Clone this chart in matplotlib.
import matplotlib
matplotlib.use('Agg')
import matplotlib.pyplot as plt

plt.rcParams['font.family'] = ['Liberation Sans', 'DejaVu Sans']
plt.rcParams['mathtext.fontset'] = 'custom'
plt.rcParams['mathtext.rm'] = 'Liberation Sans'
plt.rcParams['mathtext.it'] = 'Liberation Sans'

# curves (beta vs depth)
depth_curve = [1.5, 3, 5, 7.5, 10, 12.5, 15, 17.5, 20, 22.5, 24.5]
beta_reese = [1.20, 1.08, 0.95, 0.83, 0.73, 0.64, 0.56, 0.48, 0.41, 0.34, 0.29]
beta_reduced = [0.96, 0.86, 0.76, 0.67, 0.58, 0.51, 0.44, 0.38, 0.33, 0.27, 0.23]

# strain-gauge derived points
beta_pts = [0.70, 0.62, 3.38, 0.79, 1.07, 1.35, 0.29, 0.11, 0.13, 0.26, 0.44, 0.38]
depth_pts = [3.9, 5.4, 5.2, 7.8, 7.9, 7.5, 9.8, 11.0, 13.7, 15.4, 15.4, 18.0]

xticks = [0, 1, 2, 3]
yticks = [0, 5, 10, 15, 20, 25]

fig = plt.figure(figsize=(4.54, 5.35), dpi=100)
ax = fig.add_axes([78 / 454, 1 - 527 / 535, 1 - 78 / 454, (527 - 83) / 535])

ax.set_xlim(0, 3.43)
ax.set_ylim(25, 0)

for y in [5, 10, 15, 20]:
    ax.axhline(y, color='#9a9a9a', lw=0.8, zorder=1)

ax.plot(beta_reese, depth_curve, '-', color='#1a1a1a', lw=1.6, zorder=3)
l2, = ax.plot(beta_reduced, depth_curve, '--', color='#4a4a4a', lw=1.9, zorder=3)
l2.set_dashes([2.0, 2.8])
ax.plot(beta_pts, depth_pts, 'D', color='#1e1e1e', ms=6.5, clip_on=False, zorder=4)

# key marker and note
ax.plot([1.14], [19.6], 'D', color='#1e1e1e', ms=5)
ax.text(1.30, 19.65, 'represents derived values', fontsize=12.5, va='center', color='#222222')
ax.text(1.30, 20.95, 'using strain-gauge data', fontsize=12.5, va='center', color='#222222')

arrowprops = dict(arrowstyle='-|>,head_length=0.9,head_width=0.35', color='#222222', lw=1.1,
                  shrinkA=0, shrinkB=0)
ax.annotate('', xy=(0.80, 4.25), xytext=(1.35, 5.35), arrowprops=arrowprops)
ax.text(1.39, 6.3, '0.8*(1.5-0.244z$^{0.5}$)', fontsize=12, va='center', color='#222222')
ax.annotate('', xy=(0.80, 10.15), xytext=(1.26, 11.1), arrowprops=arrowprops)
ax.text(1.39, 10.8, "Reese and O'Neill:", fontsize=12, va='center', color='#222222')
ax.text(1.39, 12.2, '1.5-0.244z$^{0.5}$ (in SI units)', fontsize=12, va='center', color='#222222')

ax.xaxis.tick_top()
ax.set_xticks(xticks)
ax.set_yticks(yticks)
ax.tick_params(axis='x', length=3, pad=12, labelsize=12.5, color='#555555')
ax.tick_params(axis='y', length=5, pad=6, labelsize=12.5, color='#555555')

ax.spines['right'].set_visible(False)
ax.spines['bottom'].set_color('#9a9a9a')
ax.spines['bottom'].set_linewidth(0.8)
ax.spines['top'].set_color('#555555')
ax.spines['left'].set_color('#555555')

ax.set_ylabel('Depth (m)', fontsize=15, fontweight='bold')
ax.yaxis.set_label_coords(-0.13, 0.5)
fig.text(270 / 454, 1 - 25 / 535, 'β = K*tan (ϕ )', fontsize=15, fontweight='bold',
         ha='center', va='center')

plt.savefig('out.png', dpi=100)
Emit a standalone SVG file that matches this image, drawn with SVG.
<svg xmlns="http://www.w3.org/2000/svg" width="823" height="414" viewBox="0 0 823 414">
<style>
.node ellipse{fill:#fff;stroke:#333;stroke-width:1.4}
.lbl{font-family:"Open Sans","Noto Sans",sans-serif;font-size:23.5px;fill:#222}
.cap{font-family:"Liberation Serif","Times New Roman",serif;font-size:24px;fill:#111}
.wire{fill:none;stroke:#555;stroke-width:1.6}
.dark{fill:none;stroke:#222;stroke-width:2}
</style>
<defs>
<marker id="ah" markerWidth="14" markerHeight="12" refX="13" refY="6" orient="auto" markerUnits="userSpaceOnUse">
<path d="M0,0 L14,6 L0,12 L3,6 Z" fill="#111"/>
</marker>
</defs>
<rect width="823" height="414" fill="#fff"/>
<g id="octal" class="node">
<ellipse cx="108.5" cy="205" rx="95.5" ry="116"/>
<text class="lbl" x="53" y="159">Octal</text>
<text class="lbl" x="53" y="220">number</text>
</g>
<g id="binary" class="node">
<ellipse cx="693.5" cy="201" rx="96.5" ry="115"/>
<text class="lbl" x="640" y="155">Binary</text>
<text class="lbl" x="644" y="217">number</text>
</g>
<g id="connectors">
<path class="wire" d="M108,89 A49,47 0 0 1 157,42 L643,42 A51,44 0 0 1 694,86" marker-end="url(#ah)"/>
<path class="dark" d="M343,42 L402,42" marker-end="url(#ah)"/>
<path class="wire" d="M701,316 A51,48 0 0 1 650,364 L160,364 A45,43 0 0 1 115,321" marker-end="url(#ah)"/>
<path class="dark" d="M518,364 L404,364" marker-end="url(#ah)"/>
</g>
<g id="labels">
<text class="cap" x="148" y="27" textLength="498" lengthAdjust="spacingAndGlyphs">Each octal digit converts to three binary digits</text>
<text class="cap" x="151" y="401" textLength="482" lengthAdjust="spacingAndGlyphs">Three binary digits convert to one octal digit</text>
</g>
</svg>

○ ○ ○

◆ **Set task**:
Write out every entry word for word.

◆ **Solution below**:
Clone this chart in matplotlib.
import matplotlib
matplotlib.use('Agg')
import matplotlib.pyplot as plt

plt.rcParams['font.family'] = ['Liberation Sans', 'DejaVu Sans']
plt.rcParams['mathtext.fontset'] = 'custom'
plt.rcParams['mathtext.rm'] = 'Liberation Sans'
plt.rcParams['mathtext.it'] = 'Liberation Sans'

# curves (beta vs depth)
depth_curve = [1.5, 3, 5, 7.5, 10, 12.5, 15, 17.5, 20, 22.5, 24.5]
beta_reese = [1.20, 1.08, 0.95, 0.83, 0.73, 0.64, 0.56, 0.48, 0.41, 0.34, 0.29]
beta_reduced = [0.96, 0.86, 0.76, 0.67, 0.58, 0.51, 0.44, 0.38, 0.33, 0.27, 0.23]

# strain-gauge derived points
beta_pts = [0.70, 0.62, 3.38, 0.79, 1.07, 1.35, 0.29, 0.11, 0.13, 0.26, 0.44, 0.38]
depth_pts = [3.9, 5.4, 5.2, 7.8, 7.9, 7.5, 9.8, 11.0, 13.7, 15.4, 15.4, 18.0]

xticks = [0, 1, 2, 3]
yticks = [0, 5, 10, 15, 20, 25]

fig = plt.figure(figsize=(4.54, 5.35), dpi=100)
ax = fig.add_axes([78 / 454, 1 - 527 / 535, 1 - 78 / 454, (527 - 83) / 535])

ax.set_xlim(0, 3.43)
ax.set_ylim(25, 0)

for y in [5, 10, 15, 20]:
    ax.axhline(y, color='#9a9a9a', lw=0.8, zorder=1)

ax.plot(beta_reese, depth_curve, '-', color='#1a1a1a', lw=1.6, zorder=3)
l2, = ax.plot(beta_reduced, depth_curve, '--', color='#4a4a4a', lw=1.9, zorder=3)
l2.set_dashes([2.0, 2.8])
ax.plot(beta_pts, depth_pts, 'D', color='#1e1e1e', ms=6.5, clip_on=False, zorder=4)

# key marker and note
ax.plot([1.14], [19.6], 'D', color='#1e1e1e', ms=5)
ax.text(1.30, 19.65, 'represents derived values', fontsize=12.5, va='center', color='#222222')
ax.text(1.30, 20.95, 'using strain-gauge data', fontsize=12.5, va='center', color='#222222')

arrowprops = dict(arrowstyle='-|>,head_length=0.9,head_width=0.35', color='#222222', lw=1.1,
                  shrinkA=0, shrinkB=0)
ax.annotate('', xy=(0.80, 4.25), xytext=(1.35, 5.35), arrowprops=arrowprops)
ax.text(1.39, 6.3, '0.8*(1.5-0.244z$^{0.5}$)', fontsize=12, va='center', color='#222222')
ax.annotate('', xy=(0.80, 10.15), xytext=(1.26, 11.1), arrowprops=arrowprops)
ax.text(1.39, 10.8, "Reese and O'Neill:", fontsize=12, va='center', color='#222222')
ax.text(1.39, 12.2, '1.5-0.244z$^{0.5}$ (in SI units)', fontsize=12, va='center', color='#222222')

ax.xaxis.tick_top()
ax.set_xticks(xticks)
ax.set_yticks(yticks)
ax.tick_params(axis='x', length=3, pad=12, labelsize=12.5, color='#555555')
ax.tick_params(axis='y', length=5, pad=6, labelsize=12.5, color='#555555')

ax.spines['right'].set_visible(False)
ax.spines['bottom'].set_color('#9a9a9a')
ax.spines['bottom'].set_linewidth(0.8)
ax.spines['top'].set_color('#555555')
ax.spines['left'].set_color('#555555')

ax.set_ylabel('Depth (m)', fontsize=15, fontweight='bold')
ax.yaxis.set_label_coords(-0.13, 0.5)
fig.text(270 / 454, 1 - 25 / 535, 'β = K*tan (ϕ )', fontsize=15, fontweight='bold',
         ha='center', va='center')

plt.savefig('out.png', dpi=100)
Emit a standalone SVG file that matches this image, drawn with SVG.
<svg xmlns="http://www.w3.org/2000/svg" width="823" height="414" viewBox="0 0 823 414">
<style>
.node ellipse{fill:#fff;stroke:#333;stroke-width:1.4}
.lbl{font-family:"Open Sans","Noto Sans",sans-serif;font-size:23.5px;fill:#222}
.cap{font-family:"Liberation Serif","Times New Roman",serif;font-size:24px;fill:#111}
.wire{fill:none;stroke:#555;stroke-width:1.6}
.dark{fill:none;stroke:#222;stroke-width:2}
</style>
<defs>
<marker id="ah" markerWidth="14" markerHeight="12" refX="13" refY="6" orient="auto" markerUnits="userSpaceOnUse">
<path d="M0,0 L14,6 L0,12 L3,6 Z" fill="#111"/>
</marker>
</defs>
<rect width="823" height="414" fill="#fff"/>
<g id="octal" class="node">
<ellipse cx="108.5" cy="205" rx="95.5" ry="116"/>
<text class="lbl" x="53" y="159">Octal</text>
<text class="lbl" x="53" y="220">number</text>
</g>
<g id="binary" class="node">
<ellipse cx="693.5" cy="201" rx="96.5" ry="115"/>
<text class="lbl" x="640" y="155">Binary</text>
<text class="lbl" x="644" y="217">number</text>
</g>
<g id="connectors">
<path class="wire" d="M108,89 A49,47 0 0 1 157,42 L643,42 A51,44 0 0 1 694,86" marker-end="url(#ah)"/>
<path class="dark" d="M343,42 L402,42" marker-end="url(#ah)"/>
<path class="wire" d="M701,316 A51,48 0 0 1 650,364 L160,364 A45,43 0 0 1 115,321" marker-end="url(#ah)"/>
<path class="dark" d="M518,364 L404,364" marker-end="url(#ah)"/>
</g>
<g id="labels">
<text class="cap" x="148" y="27" textLength="498" lengthAdjust="spacingAndGlyphs">Each octal digit converts to three binary digits</text>
<text class="cap" x="151" y="401" textLength="482" lengthAdjust="spacingAndGlyphs">Three binary digits convert to one octal digit</text>
</g>
</svg>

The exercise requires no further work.